* [Dataset excerpts]:
-----
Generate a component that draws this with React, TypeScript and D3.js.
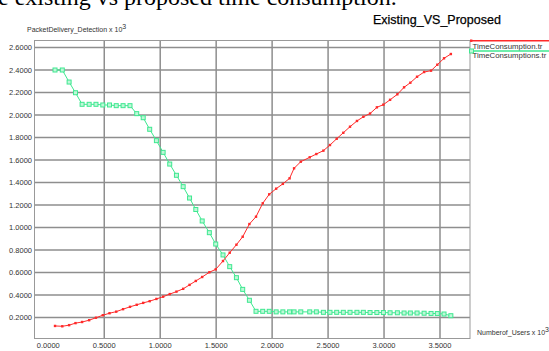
-----
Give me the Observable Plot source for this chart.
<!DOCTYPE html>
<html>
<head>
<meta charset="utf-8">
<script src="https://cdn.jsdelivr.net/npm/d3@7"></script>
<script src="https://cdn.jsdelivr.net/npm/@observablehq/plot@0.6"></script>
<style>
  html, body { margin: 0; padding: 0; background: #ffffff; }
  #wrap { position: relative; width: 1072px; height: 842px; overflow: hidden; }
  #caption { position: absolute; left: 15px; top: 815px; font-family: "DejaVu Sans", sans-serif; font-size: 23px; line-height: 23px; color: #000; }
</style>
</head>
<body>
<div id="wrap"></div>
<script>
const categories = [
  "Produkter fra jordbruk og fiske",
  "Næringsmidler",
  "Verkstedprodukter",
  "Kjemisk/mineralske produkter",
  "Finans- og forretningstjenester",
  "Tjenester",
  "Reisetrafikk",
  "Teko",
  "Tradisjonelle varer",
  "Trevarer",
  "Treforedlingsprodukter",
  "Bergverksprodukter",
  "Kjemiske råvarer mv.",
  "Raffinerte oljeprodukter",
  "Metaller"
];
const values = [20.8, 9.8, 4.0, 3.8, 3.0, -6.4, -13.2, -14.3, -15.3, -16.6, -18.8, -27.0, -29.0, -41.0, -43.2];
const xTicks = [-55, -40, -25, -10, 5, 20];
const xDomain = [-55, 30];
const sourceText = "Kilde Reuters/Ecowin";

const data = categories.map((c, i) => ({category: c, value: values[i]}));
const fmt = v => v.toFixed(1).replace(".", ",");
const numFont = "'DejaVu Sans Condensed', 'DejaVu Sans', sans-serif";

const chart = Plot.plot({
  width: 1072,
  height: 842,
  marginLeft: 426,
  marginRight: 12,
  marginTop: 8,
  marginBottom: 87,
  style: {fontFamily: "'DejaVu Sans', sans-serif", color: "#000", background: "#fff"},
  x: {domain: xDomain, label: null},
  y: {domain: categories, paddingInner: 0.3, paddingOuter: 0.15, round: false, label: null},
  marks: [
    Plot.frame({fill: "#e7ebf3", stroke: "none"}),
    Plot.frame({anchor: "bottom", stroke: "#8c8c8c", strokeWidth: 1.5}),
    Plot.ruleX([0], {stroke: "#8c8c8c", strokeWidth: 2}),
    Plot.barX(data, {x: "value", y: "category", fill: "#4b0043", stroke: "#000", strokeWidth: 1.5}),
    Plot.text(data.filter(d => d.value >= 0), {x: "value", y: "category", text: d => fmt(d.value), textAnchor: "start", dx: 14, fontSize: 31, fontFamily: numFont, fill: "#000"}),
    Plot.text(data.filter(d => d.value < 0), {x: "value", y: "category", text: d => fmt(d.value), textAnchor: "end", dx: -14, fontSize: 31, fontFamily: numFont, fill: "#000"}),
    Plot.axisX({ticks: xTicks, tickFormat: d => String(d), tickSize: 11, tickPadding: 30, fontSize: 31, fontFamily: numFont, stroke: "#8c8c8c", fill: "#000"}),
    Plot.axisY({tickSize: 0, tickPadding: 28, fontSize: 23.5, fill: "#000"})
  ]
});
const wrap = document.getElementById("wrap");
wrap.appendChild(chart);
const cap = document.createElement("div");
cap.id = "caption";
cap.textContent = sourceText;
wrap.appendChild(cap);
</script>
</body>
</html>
-----
* [The request]: Return the exact lines from the line with "Give me the" to the line with "Sans Condensed', 'DejaVu", inclusive of both, with nothing added.

* [Solution to this task]:
Give me the Observable Plot source for this chart.
<!DOCTYPE html>
<html>
<head>
<meta charset="utf-8">
<script src="https://cdn.jsdelivr.net/npm/d3@7"></script>
<script src="https://cdn.jsdelivr.net/npm/@observablehq/plot@0.6"></script>
<style>
  html, body { margin: 0; padding: 0; background: #ffffff; }
  #wrap { position: relative; width: 1072px; height: 842px; overflow: hidden; }
  #caption { position: absolute; left: 15px; top: 815px; font-family: "DejaVu Sans", sans-serif; font-size: 23px; line-height: 23px; color: #000; }
</style>
</head>
<body>
<div id="wrap"></div>
<script>
const categories = [
  "Produkter fra jordbruk og fiske",
  "Næringsmidler",
  "Verkstedprodukter",
  "Kjemisk/mineralske produkter",
  "Finans- og forretningstjenester",
  "Tjenester",
  "Reisetrafikk",
  "Teko",
  "Tradisjonelle varer",
  "Trevarer",
  "Treforedlingsprodukter",
  "Bergverksprodukter",
  "Kjemiske råvarer mv.",
  "Raffinerte oljeprodukter",
  "Metaller"
];
const values = [20.8, 9.8, 4.0, 3.8, 3.0, -6.4, -13.2, -14.3, -15.3, -16.6, -18.8, -27.0, -29.0, -41.0, -43.2];
const xTicks = [-55, -40, -25, -10, 5, 20];
const xDomain = [-55, 30];
const sourceText = "Kilde Reuters/Ecowin";

const data = categories.map((c, i) => ({category: c, value: values[i]}));
const fmt = v => v.toFixed(1).replace(".", ",");
const numFont = "'DejaVu Sans Condensed', 'DejaVu Sans', sans-serif";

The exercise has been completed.